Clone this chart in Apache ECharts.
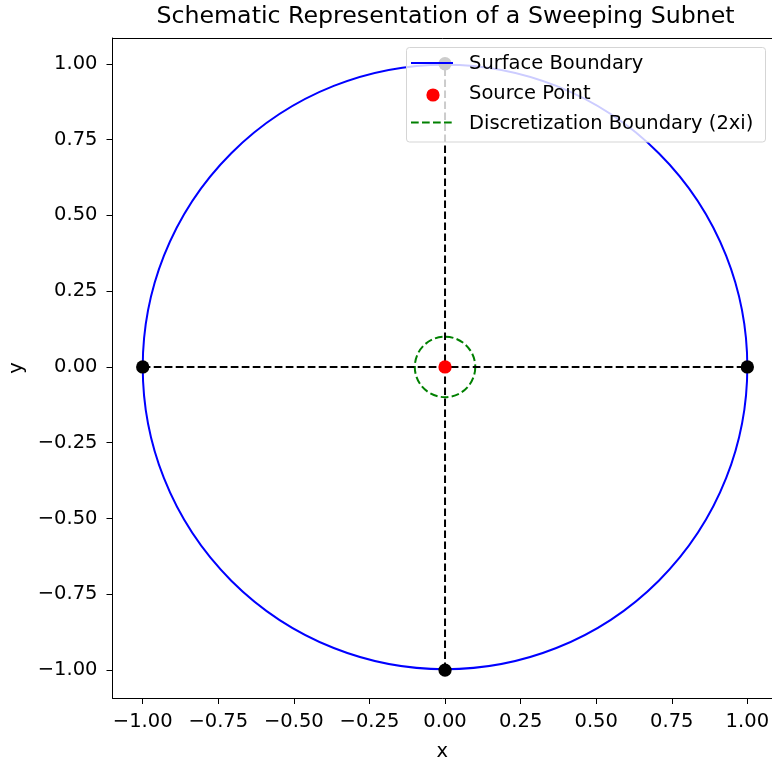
<!DOCTYPE html>
<html>
<head>
<meta charset="utf-8">
<script src="https://cdn.jsdelivr.net/npm/echarts@6/dist/echarts.min.js"></script>
<style>html,body{margin:0;padding:0;background:#fff}#chart{width:772px;height:762px}</style>
</head>
<body>
<div id="chart"></div>
<script>
// ---- data ----
const titleText = 'Schematic Representation of a Sweeping Subnet';
const xTicks = [-1.0, -0.75, -0.5, -0.25, 0.0, 0.25, 0.5, 0.75, 1.0];
const yTicks = [-1.0, -0.75, -0.5, -0.25, 0.0, 0.25, 0.5, 0.75, 1.0];
const surfaceCircle = [[0, 0, 1.0]];          // cx, cy, radius
const discretizationCircle = [[0, 0, 0.1]];   // cx, cy, radius
const sourcePoint = [[0, 0]];
const boundaryPoints = [[-1, 0], [1, 0], [0, -1], [0, 1]];
const horizontalLine = [[-1, 0], [1, 0]];
const verticalLine = [[0, -1], [0, 1]];
const legendNames = ['Surface Boundary', 'Source Point', 'Discretization Boundary (2xi)'];

const FONT = 'DejaVu Sans';
const FS = 19.5;
const LW = 2;
const DASH = [7.7, 3.3];
const fmt = v => v.toFixed(2).replace('-', '\u2212');

function circleRenderer(color, dash) {
  return function (params, api) {
    const c = api.coord([api.value(0), api.value(1)]);
    const r = api.size([api.value(2), 0])[0];
    return {
      type: 'circle',
      shape: { cx: c[0], cy: c[1], r: r },
      style: { fill: 'none', stroke: color, lineWidth: LW, lineDash: dash || null }
    };
  };
}

const axisCommon = {
  axisLine: { show: true, onZero: false, lineStyle: { color: '#000', width: 1 } },
  splitLine: { show: false }
};

const chart = echarts.init(document.getElementById('chart'), null, { renderer: 'canvas' });
const option = {
  animation: false,
  backgroundColor: '#fff',
  textStyle: { fontFamily: FONT },
  grid: { left: 112.5, top: 38, width: 659.5, height: 660, show: false, containLabel: false, outerBoundsMode: 'none' },
  xAxis: [{
    type: 'value', min: -1.1, max: 1.0816,
    name: 'x', nameLocation: 'middle', nameGap: 44,
    nameTextStyle: { fontFamily: FONT, fontSize: FS, color: '#000' },
    axisLine: axisCommon.axisLine, splitLine: axisCommon.splitLine,
    axisTick: { show: true, inside: false, length: 6, lineStyle: { color: '#000', width: 1 }, customValues: xTicks },
    axisLabel: { show: true, margin: 14, color: '#000', fontFamily: FONT, fontSize: FS, customValues: xTicks, formatter: fmt }
  }, {
    type: 'value', min: -1.1, max: 1.0816, position: 'top',
    axisLine: axisCommon.axisLine, splitLine: axisCommon.splitLine,
    axisTick: { show: false }, axisLabel: { show: false }
  }],
  yAxis: {
    type: 'value', min: -1.092, max: 1.085,
    name: 'y', nameLocation: 'middle', nameGap: 82,
    nameTextStyle: { fontFamily: FONT, fontSize: FS, color: '#000' },
    axisLine: axisCommon.axisLine, splitLine: axisCommon.splitLine,
    axisTick: { show: true, inside: false, length: 6, lineStyle: { color: '#000', width: 1 }, customValues: yTicks },
    axisLabel: { show: true, margin: 15, color: '#000', fontFamily: FONT, fontSize: FS, customValues: yTicks, formatter: fmt }
  },
  series: [
    { name: legendNames[0], type: 'custom', data: surfaceCircle, renderItem: circleRenderer('#0000ff'), itemStyle: { color: '#0000ff' }, z: 2 },
    { name: legendNames[2], type: 'custom', data: discretizationCircle, renderItem: circleRenderer('#008000', DASH), itemStyle: { color: '#008000' }, z: 3 },
    { type: 'line', data: horizontalLine, symbol: 'none', lineStyle: { color: '#000', width: LW, type: DASH }, z: 4 },
    { type: 'line', data: verticalLine, symbol: 'none', lineStyle: { color: '#000', width: LW, type: DASH }, z: 4 },
    { type: 'scatter', data: boundaryPoints, symbol: 'circle', symbolSize: 13.3, itemStyle: { color: '#000', opacity: 1 }, z: 5 },
    { name: legendNames[1], type: 'scatter', data: sourcePoint, symbol: 'circle', symbolSize: 13.3, itemStyle: { color: '#ff0000', opacity: 1 }, z: 6 }
  ],
  graphic: [
    { type: 'text', x: 445.5, y: 17, z: 100, style: { text: titleText, font: '23.7px "DejaVu Sans"', fill: '#000', textAlign: 'center', textVerticalAlign: 'middle' } },
    { type: 'rect', z: 100, shape: { x: 406.5, y: 47.5, width: 359, height: 94.5, r: 3 }, style: { fill: 'rgba(255,255,255,0.8)', stroke: '#d5d5d5', lineWidth: 1 } },
    { type: 'line', z: 101, shape: { x1: 411, y1: 63, x2: 453, y2: 63 }, style: { stroke: '#0000ff', lineWidth: LW } },
    { type: 'circle', z: 101, shape: { cx: 433, cy: 95, r: 6.6 }, style: { fill: '#ff0000' } },
    { type: 'line', z: 101, shape: { x1: 411, y1: 122.5, x2: 453, y2: 122.5 }, style: { stroke: '#008000', lineWidth: LW, lineDash: DASH } },
    { type: 'text', z: 101, x: 469, y: 64, style: { text: legendNames[0], font: FS + 'px "DejaVu Sans"', fill: '#000', textVerticalAlign: 'middle' } },
    { type: 'text', z: 101, x: 469, y: 94, style: { text: legendNames[1], font: FS + 'px "DejaVu Sans"', fill: '#000', textVerticalAlign: 'middle' } },
    { type: 'text', z: 101, x: 469, y: 124, style: { text: legendNames[2], font: FS + 'px "DejaVu Sans"', fill: '#000', textVerticalAlign: 'middle' } }
  ]
};
chart.setOption(option);
</script>
</body>
</html>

□ □ □ □

GOAL OF THE EXERCISE: Omit the pictures and give the material again, exactly and in full.

REPLY TO THE EXERCISE:
Clone this chart in Apache ECharts.
<!DOCTYPE html>
<html>
<head>
<meta charset="utf-8">
<script src="https://cdn.jsdelivr.net/npm/echarts@6/dist/echarts.min.js"></script>
<style>html,body{margin:0;padding:0;background:#fff}#chart{width:772px;height:762px}</style>
</head>
<body>
<div id="chart"></div>
<script>
// ---- data ----
const titleText = 'Schematic Representation of a Sweeping Subnet';
const xTicks = [-1.0, -0.75, -0.5, -0.25, 0.0, 0.25, 0.5, 0.75, 1.0];
const yTicks = [-1.0, -0.75, -0.5, -0.25, 0.0, 0.25, 0.5, 0.75, 1.0];
const surfaceCircle = [[0, 0, 1.0]];          // cx, cy, radius
const discretizationCircle = [[0, 0, 0.1]];   // cx, cy, radius
const sourcePoint = [[0, 0]];
const boundaryPoints = [[-1, 0], [1, 0], [0, -1], [0, 1]];
const horizontalLine = [[-1, 0], [1, 0]];
const verticalLine = [[0, -1], [0, 1]];
const legendNames = ['Surface Boundary', 'Source Point', 'Discretization Boundary (2xi)'];

const FONT = 'DejaVu Sans';
const FS = 19.5;
const LW = 2;
const DASH = [7.7, 3.3];
const fmt = v => v.toFixed(2).replace('-', '\u2212');

function circleRenderer(color, dash) {
  return function (params, api) {
    const c = api.coord([api.value(0), api.value(1)]);
    const r = api.size([api.value(2), 0])[0];
    return {
      type: 'circle',
      shape: { cx: c[0], cy: c[1], r: r },
      style: { fill: 'none', stroke: color, lineWidth: LW, lineDash: dash || null }
    };
  };
}

const axisCommon = {
  axisLine: { show: true, onZero: false, lineStyle: { color: '#000', width: 1 } },
  splitLine: { show: false }
};

const chart = echarts.init(document.getElementById('chart'), null, { renderer: 'canvas' });
const option = {
  animation: false,
  backgroundColor: '#fff',
  textStyle: { fontFamily: FONT },
  grid: { left: 112.5, top: 38, width: 659.5, height: 660, show: false, containLabel: false, outerBoundsMode: 'none' },
  xAxis: [{
    type: 'value', min: -1.1, max: 1.0816,
    name: 'x', nameLocation: 'middle', nameGap: 44,
    nameTextStyle: { fontFamily: FONT, fontSize: FS, color: '#000' },
    axisLine: axisCommon.axisLine, splitLine: axisCommon.splitLine,
    axisTick: { show: true, inside: false, length: 6, lineStyle: { color: '#000', width: 1 }, customValues: xTicks },
    axisLabel: { show: true, margin: 14, color: '#000', fontFamily: FONT, fontSize: FS, customValues: xTicks, formatter: fmt }
  }, {
    type: 'value', min: -1.1, max: 1.0816, position: 'top',
    axisLine: axisCommon.axisLine, splitLine: axisCommon.splitLine,
    axisTick: { show: false }, axisLabel: { show: false }
  }],
  yAxis: {
    type: 'value', min: -1.092, max: 1.085,
    name: 'y', nameLocation: 'middle', nameGap: 82,
    nameTextStyle: { fontFamily: FONT, fontSize: FS, color: '#000' },
    axisLine: axisCommon.axisLine, splitLine: axisCommon.splitLine,
    axisTick: { show: true, inside: false, length: 6, lineStyle: { color: '#000', width: 1 }, customValues: yTicks },
    axisLabel: { show: true, margin: 15, color: '#000', fontFamily: FONT, fontSize: FS, customValues: yTicks, formatter: fmt }
  },
  series: [
    { name: legendNames[0], type: 'custom', data: surfaceCircle, renderItem: circleRenderer('#0000ff'), itemStyle: { color: '#0000ff' }, z: 2 },
    { name: legendNames[2], type: 'custom', data: discretizationCircle, renderItem: circleRenderer('#008000', DASH), itemStyle: { color: '#008000' }, z: 3 },
    { type: 'line', data: horizontalLine, symbol: 'none', lineStyle: { color: '#000', width: LW, type: DASH }, z: 4 },
    { type: 'line', data: verticalLine, symbol: 'none', lineStyle: { color: '#000', width: LW, type: DASH }, z: 4 },
    { type: 'scatter', data: boundaryPoints, symbol: 'circle', symbolSize: 13.3, itemStyle: { color: '#000', opacity: 1 }, z: 5 },
    { name: legendNames[1], type: 'scatter', data: sourcePoint, symbol: 'circle', symbolSize: 13.3, itemStyle: { color: '#ff0000', opacity: 1 }, z: 6 }
  ],
  graphic: [
    { type: 'text', x: 445.5, y: 17, z: 100, style: { text: titleText, font: '23.7px "DejaVu Sans"', fill: '#000', textAlign: 'center', textVerticalAlign: 'middle' } },
    { type: 'rect', z: 100, shape: { x: 406.5, y: 47.5, width: 359, height: 94.5, r: 3 }, style: { fill: 'rgba(255,255,255,0.8)', stroke: '#d5d5d5', lineWidth: 1 } },
    { type: 'line', z: 101, shape: { x1: 411, y1: 63, x2: 453, y2: 63 }, style: { stroke: '#0000ff', lineWidth: LW } },
    { type: 'circle', z: 101, shape: { cx: 433, cy: 95, r: 6.6 }, style: { fill: '#ff0000' } },
    { type: 'line', z: 101, shape: { x1: 411, y1: 122.5, x2: 453, y2: 122.5 }, style: { stroke: '#008000', lineWidth: LW, lineDash: DASH } },
    { type: 'text', z: 101, x: 469, y: 64, style: { text: legendNames[0], font: FS + 'px "DejaVu Sans"', fill: '#000', textVerticalAlign: 'middle' } },
    { type: 'text', z: 101, x: 469, y: 94, style: { text: legendNames[1], font: FS + 'px "DejaVu Sans"', fill: '#000', textVerticalAlign: 'middle' } },
    { type: 'text', z: 101, x: 469, y: 124, style: { text: legendNames[2], font: FS + 'px "DejaVu Sans"', fill: '#000', textVerticalAlign: 'middle' } }
  ]
};
chart.setOption(option);
</script>
</body>
</html>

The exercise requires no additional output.